**The problem**
Drop the pictures, then extract the listing word for word.

**Dataset content**
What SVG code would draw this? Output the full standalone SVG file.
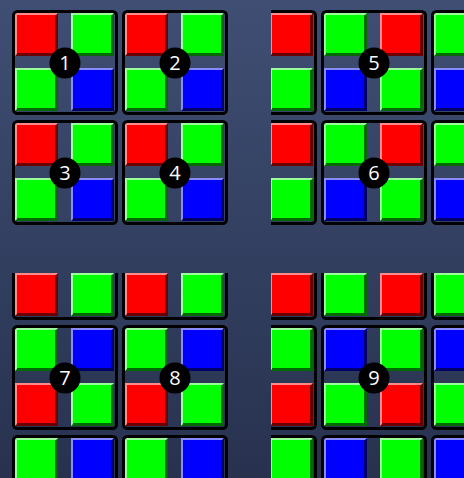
<svg xmlns="http://www.w3.org/2000/svg" xmlns:xlink="http://www.w3.org/1999/xlink" width="464" height="478" viewBox="0 0 464 478">
<style>
.frame{fill:none;stroke:#000;stroke-width:3}
.badge{fill:#000}
.num{fill:#fff;font-family:"Open Sans","DejaVu Sans",sans-serif;font-size:20px;text-anchor:middle}
</style>
<defs>
<linearGradient id="bg" x1="0" y1="0" x2="0" y2="1">
<stop offset="0" stop-color="#3f4e73"/>
<stop offset="1" stop-color="#28324f"/>
</linearGradient>
<g id="R">
<rect width="43" height="43" fill="#6a0000"/>
<path d="M0 0H43L41 2H2V41L0 43Z" fill="#ff8a8a"/>
<rect x="2" y="2" width="38" height="38" fill="#ff0000"/>
</g>
<g id="G">
<rect width="43" height="43" fill="#006a00"/>
<path d="M0 0H43L41 2H2V41L0 43Z" fill="#9aff9a"/>
<rect x="2" y="2" width="38" height="38" fill="#00ff00"/>
</g>
<g id="B">
<rect width="43" height="43" fill="#00006a"/>
<path d="M0 0H43L41 2H2V41L0 43Z" fill="#8a8aff"/>
<rect x="2" y="2" width="38" height="38" fill="#0000ff"/>
</g>
<clipPath id="cTR"><rect x="271" y="0" width="193" height="240"/></clipPath>
<clipPath id="cBL"><rect x="0" y="273" width="240" height="205"/></clipPath>
<clipPath id="cBR"><rect x="271" y="273" width="193" height="205"/></clipPath>
</defs>
<rect width="464" height="478" fill="url(#bg)"/>

<!-- Top-left: blocks 1-4 -->
<g id="block1">
<use href="#R" x="15" y="13"/><use href="#G" x="71" y="13"/><use href="#G" x="15" y="68"/><use href="#B" x="71" y="68"/>
<rect class="frame" x="13.5" y="11.5" width="103" height="102" rx="4"/>
<circle class="badge" cx="65" cy="63" r="15.5"/><text class="num" x="65" y="70">1</text>
</g>
<g id="block2">
<use href="#R" x="125" y="13"/><use href="#G" x="181" y="13"/><use href="#G" x="125" y="68"/><use href="#B" x="181" y="68"/>
<rect class="frame" x="123.5" y="11.5" width="103" height="102" rx="4"/>
<circle class="badge" cx="175" cy="63" r="15.5"/><text class="num" x="175" y="70">2</text>
</g>
<g id="block3">
<use href="#R" x="15" y="123"/><use href="#G" x="71" y="123"/><use href="#G" x="15" y="178"/><use href="#B" x="71" y="178"/>
<rect class="frame" x="13.5" y="121.5" width="103" height="102" rx="4"/>
<circle class="badge" cx="65" cy="173" r="15.5"/><text class="num" x="65" y="180">3</text>
</g>
<g id="block4">
<use href="#R" x="125" y="123"/><use href="#G" x="181" y="123"/><use href="#G" x="125" y="178"/><use href="#B" x="181" y="178"/>
<rect class="frame" x="123.5" y="121.5" width="103" height="102" rx="4"/>
<circle class="badge" cx="175" cy="173" r="15.5"/><text class="num" x="175" y="180">4</text>
</g>

<!-- Top-right: blocks 5-6 with neighbours -->
<g id="topright-partials" clip-path="url(#cTR)">
<use href="#R" x="270" y="13"/><use href="#G" x="270" y="68"/>
<use href="#R" x="270" y="123"/><use href="#G" x="270" y="178"/>
<rect class="frame" x="212.5" y="11.5" width="103" height="102" rx="4"/>
<rect class="frame" x="212.5" y="121.5" width="103" height="102" rx="4"/>
<use href="#G" x="434" y="13"/><use href="#B" x="434" y="68"/>
<use href="#G" x="434" y="123"/><use href="#B" x="434" y="178"/>
<rect class="frame" x="432.5" y="11.5" width="103" height="102" rx="4"/>
<rect class="frame" x="432.5" y="121.5" width="103" height="102" rx="4"/>
</g>
<g id="block5">
<use href="#G" x="324" y="13"/><use href="#R" x="380" y="13"/><use href="#B" x="324" y="68"/><use href="#G" x="380" y="68"/>
<rect class="frame" x="322.5" y="11.5" width="103" height="102" rx="4"/>
<circle class="badge" cx="374" cy="63" r="15.5"/><text class="num" x="374" y="70">5</text>
</g>
<g id="block6">
<use href="#G" x="324" y="123"/><use href="#R" x="380" y="123"/><use href="#B" x="324" y="178"/><use href="#G" x="380" y="178"/>
<rect class="frame" x="322.5" y="121.5" width="103" height="102" rx="4"/>
<circle class="badge" cx="374" cy="173" r="15.5"/><text class="num" x="374" y="180">6</text>
</g>

<!-- Bottom-left: blocks 7-8 with neighbours -->
<g id="bottomleft-partials" clip-path="url(#cBL)">
<use href="#R" x="15" y="273"/><use href="#G" x="71" y="273"/><use href="#R" x="125" y="273"/><use href="#G" x="181" y="273"/>
<rect class="frame" x="13.5" y="216.5" width="103" height="102" rx="4"/>
<rect class="frame" x="123.5" y="216.5" width="103" height="102" rx="4"/>
<use href="#G" x="15" y="438"/><use href="#B" x="71" y="438"/><use href="#G" x="125" y="438"/><use href="#B" x="181" y="438"/>
<rect class="frame" x="13.5" y="436.5" width="103" height="102" rx="4"/>
<rect class="frame" x="123.5" y="436.5" width="103" height="102" rx="4"/>
</g>
<g id="block7">
<use href="#G" x="15" y="328"/><use href="#B" x="71" y="328"/><use href="#R" x="15" y="383"/><use href="#G" x="71" y="383"/>
<rect class="frame" x="13.5" y="326.5" width="103" height="102" rx="4"/>
<circle class="badge" cx="65" cy="378" r="15.5"/><text class="num" x="65" y="385">7</text>
</g>
<g id="block8">
<use href="#G" x="125" y="328"/><use href="#B" x="181" y="328"/><use href="#R" x="125" y="383"/><use href="#G" x="181" y="383"/>
<rect class="frame" x="123.5" y="326.5" width="103" height="102" rx="4"/>
<circle class="badge" cx="175" cy="378" r="15.5"/><text class="num" x="175" y="385">8</text>
</g>

<!-- Bottom-right: block 9 with neighbours -->
<g id="bottomright-partials" clip-path="url(#cBR)">
<use href="#R" x="270" y="273"/><use href="#G" x="324" y="273"/><use href="#R" x="380" y="273"/><use href="#G" x="434" y="273"/>
<use href="#G" x="270" y="328"/><use href="#B" x="434" y="328"/>
<use href="#R" x="270" y="383"/><use href="#G" x="434" y="383"/>
<use href="#G" x="270" y="438"/><use href="#B" x="324" y="438"/><use href="#G" x="380" y="438"/><use href="#B" x="434" y="438"/>
<rect class="frame" x="212.5" y="216.5" width="103" height="102" rx="4"/>
<rect class="frame" x="322.5" y="216.5" width="103" height="102" rx="4"/>
<rect class="frame" x="432.5" y="216.5" width="103" height="102" rx="4"/>
<rect class="frame" x="212.5" y="326.5" width="103" height="102" rx="4"/>
<rect class="frame" x="432.5" y="326.5" width="103" height="102" rx="4"/>
<rect class="frame" x="212.5" y="436.5" width="103" height="102" rx="4"/>
<rect class="frame" x="322.5" y="436.5" width="103" height="102" rx="4"/>
<rect class="frame" x="432.5" y="436.5" width="103" height="102" rx="4"/>
</g>
<g id="block9">
<use href="#B" x="324" y="328"/><use href="#G" x="380" y="328"/><use href="#G" x="324" y="383"/><use href="#R" x="380" y="383"/>
<rect class="frame" x="322.5" y="326.5" width="103" height="102" rx="4"/>
<circle class="badge" cx="374" cy="378" r="15.5"/><text class="num" x="374" y="385">9</text>
</g>
</svg>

**Task response**
What SVG code would draw this? Output the full standalone SVG file.
<svg xmlns="http://www.w3.org/2000/svg" xmlns:xlink="http://www.w3.org/1999/xlink" width="464" height="478" viewBox="0 0 464 478">
<style>
.frame{fill:none;stroke:#000;stroke-width:3}
.badge{fill:#000}
.num{fill:#fff;font-family:"Open Sans","DejaVu Sans",sans-serif;font-size:20px;text-anchor:middle}
</style>
<defs>
<linearGradient id="bg" x1="0" y1="0" x2="0" y2="1">
<stop offset="0" stop-color="#3f4e73"/>
<stop offset="1" stop-color="#28324f"/>
</linearGradient>
<g id="R">
<rect width="43" height="43" fill="#6a0000"/>
<path d="M0 0H43L41 2H2V41L0 43Z" fill="#ff8a8a"/>
<rect x="2" y="2" width="38" height="38" fill="#ff0000"/>
</g>
<g id="G">
<rect width="43" height="43" fill="#006a00"/>
<path d="M0 0H43L41 2H2V41L0 43Z" fill="#9aff9a"/>
<rect x="2" y="2" width="38" height="38" fill="#00ff00"/>
</g>
<g id="B">
<rect width="43" height="43" fill="#00006a"/>
<path d="M0 0H43L41 2H2V41L0 43Z" fill="#8a8aff"/>
<rect x="2" y="2" width="38" height="38" fill="#0000ff"/>
</g>
<clipPath id="cTR"><rect x="271" y="0" width="193" height="240"/></clipPath>
<clipPath id="cBL"><rect x="0" y="273" width="240" height="205"/></clipPath>
<clipPath id="cBR"><rect x="271" y="273" width="193" height="205"/></clipPath>
</defs>
<rect width="464" height="478" fill="url(#bg)"/>

<!-- Top-left: blocks 1-4 -->
<g id="block1">
<use href="#R" x="15" y="13"/><use href="#G" x="71" y="13"/><use href="#G" x="15" y="68"/><use href="#B" x="71" y="68"/>
<rect class="frame" x="13.5" y="11.5" width="103" height="102" rx="4"/>
<circle class="badge" cx="65" cy="63" r="15.5"/><text class="num" x="65" y="70">1</text>
</g>
<g id="block2">
<use href="#R" x="125" y="13"/><use href="#G" x="181" y="13"/><use href="#G" x="125" y="68"/><use href="#B" x="181" y="68"/>
<rect class="frame" x="123.5" y="11.5" width="103" height="102" rx="4"/>
<circle class="badge" cx="175" cy="63" r="15.5"/><text class="num" x="175" y="70">2</text>
</g>
<g id="block3">
<use href="#R" x="15" y="123"/><use href="#G" x="71" y="123"/><use href="#G" x="15" y="178"/><use href="#B" x="71" y="178"/>
<rect class="frame" x="13.5" y="121.5" width="103" height="102" rx="4"/>
<circle class="badge" cx="65" cy="173" r="15.5"/><text class="num" x="65" y="180">3</text>
</g>
<g id="block4">
<use href="#R" x="125" y="123"/><use href="#G" x="181" y="123"/><use href="#G" x="125" y="178"/><use href="#B" x="181" y="178"/>
<rect class="frame" x="123.5" y="121.5" width="103" height="102" rx="4"/>
<circle class="badge" cx="175" cy="173" r="15.5"/><text class="num" x="175" y="180">4</text>
</g>

<!-- Top-right: blocks 5-6 with neighbours -->
<g id="topright-partials" clip-path="url(#cTR)">
<use href="#R" x="270" y="13"/><use href="#G" x="270" y="68"/>
<use href="#R" x="270" y="123"/><use href="#G" x="270" y="178"/>
<rect class="frame" x="212.5" y="11.5" width="103" height="102" rx="4"/>
<rect class="frame" x="212.5" y="121.5" width="103" height="102" rx="4"/>
<use href="#G" x="434" y="13"/><use href="#B" x="434" y="68"/>
<use href="#G" x="434" y="123"/><use href="#B" x="434" y="178"/>
<rect class="frame" x="432.5" y="11.5" width="103" height="102" rx="4"/>
<rect class="frame" x="432.5" y="121.5" width="103" height="102" rx="4"/>
</g>
<g id="block5">
<use href="#G" x="324" y="13"/><use href="#R" x="380" y="13"/><use href="#B" x="324" y="68"/><use href="#G" x="380" y="68"/>
<rect class="frame" x="322.5" y="11.5" width="103" height="102" rx="4"/>
<circle class="badge" cx="374" cy="63" r="15.5"/><text class="num" x="374" y="70">5</text>
</g>
<g id="block6">
<use href="#G" x="324" y="123"/><use href="#R" x="380" y="123"/><use href="#B" x="324" y="178"/><use href="#G" x="380" y="178"/>
<rect class="frame" x="322.5" y="121.5" width="103" height="102" rx="4"/>
<circle class="badge" cx="374" cy="173" r="15.5"/><text class="num" x="374" y="180">6</text>
</g>

<!-- Bottom-left: blocks 7-8 with neighbours -->
<g id="bottomleft-partials" clip-path="url(#cBL)">
<use href="#R" x="15" y="273"/><use href="#G" x="71" y="273"/><use href="#R" x="125" y="273"/><use href="#G" x="181" y="273"/>
<rect class="frame" x="13.5" y="216.5" width="103" height="102" rx="4"/>
<rect class="frame" x="123.5" y="216.5" width="103" height="102" rx="4"/>
<use href="#G" x="15" y="438"/><use href="#B" x="71" y="438"/><use href="#G" x="125" y="438"/><use href="#B" x="181" y="438"/>
<rect class="frame" x="13.5" y="436.5" width="103" height="102" rx="4"/>
<rect class="frame" x="123.5" y="436.5" width="103" height="102" rx="4"/>
</g>
<g id="block7">
<use href="#G" x="15" y="328"/><use href="#B" x="71" y="328"/><use href="#R" x="15" y="383"/><use href="#G" x="71" y="383"/>
<rect class="frame" x="13.5" y="326.5" width="103" height="102" rx="4"/>
<circle class="badge" cx="65" cy="378" r="15.5"/><text class="num" x="65" y="385">7</text>
</g>
<g id="block8">
<use href="#G" x="125" y="328"/><use href="#B" x="181" y="328"/><use href="#R" x="125" y="383"/><use href="#G" x="181" y="383"/>
<rect class="frame" x="123.5" y="326.5" width="103" height="102" rx="4"/>
<circle class="badge" cx="175" cy="378" r="15.5"/><text class="num" x="175" y="385">8</text>
</g>

<!-- Bottom-right: block 9 with neighbours -->
<g id="bottomright-partials" clip-path="url(#cBR)">
<use href="#R" x="270" y="273"/><use href="#G" x="324" y="273"/><use href="#R" x="380" y="273"/><use href="#G" x="434" y="273"/>
<use href="#G" x="270" y="328"/><use href="#B" x="434" y="328"/>
<use href="#R" x="270" y="383"/><use href="#G" x="434" y="383"/>
<use href="#G" x="270" y="438"/><use href="#B" x="324" y="438"/><use href="#G" x="380" y="438"/><use href="#B" x="434" y="438"/>
<rect class="frame" x="212.5" y="216.5" width="103" height="102" rx="4"/>
<rect class="frame" x="322.5" y="216.5" width="103" height="102" rx="4"/>
<rect class="frame" x="432.5" y="216.5" width="103" height="102" rx="4"/>
<rect class="frame" x="212.5" y="326.5" width="103" height="102" rx="4"/>
<rect class="frame" x="432.5" y="326.5" width="103" height="102" rx="4"/>
<rect class="frame" x="212.5" y="436.5" width="103" height="102" rx="4"/>
<rect class="frame" x="322.5" y="436.5" width="103" height="102" rx="4"/>
<rect class="frame" x="432.5" y="436.5" width="103" height="102" rx="4"/>
</g>
<g id="block9">
<use href="#B" x="324" y="328"/><use href="#G" x="380" y="328"/><use href="#G" x="324" y="383"/><use href="#R" x="380" y="383"/>
<rect class="frame" x="322.5" y="326.5" width="103" height="102" rx="4"/>
<circle class="badge" cx="374" cy="378" r="15.5"/><text class="num" x="374" y="385">9</text>
</g>
</svg>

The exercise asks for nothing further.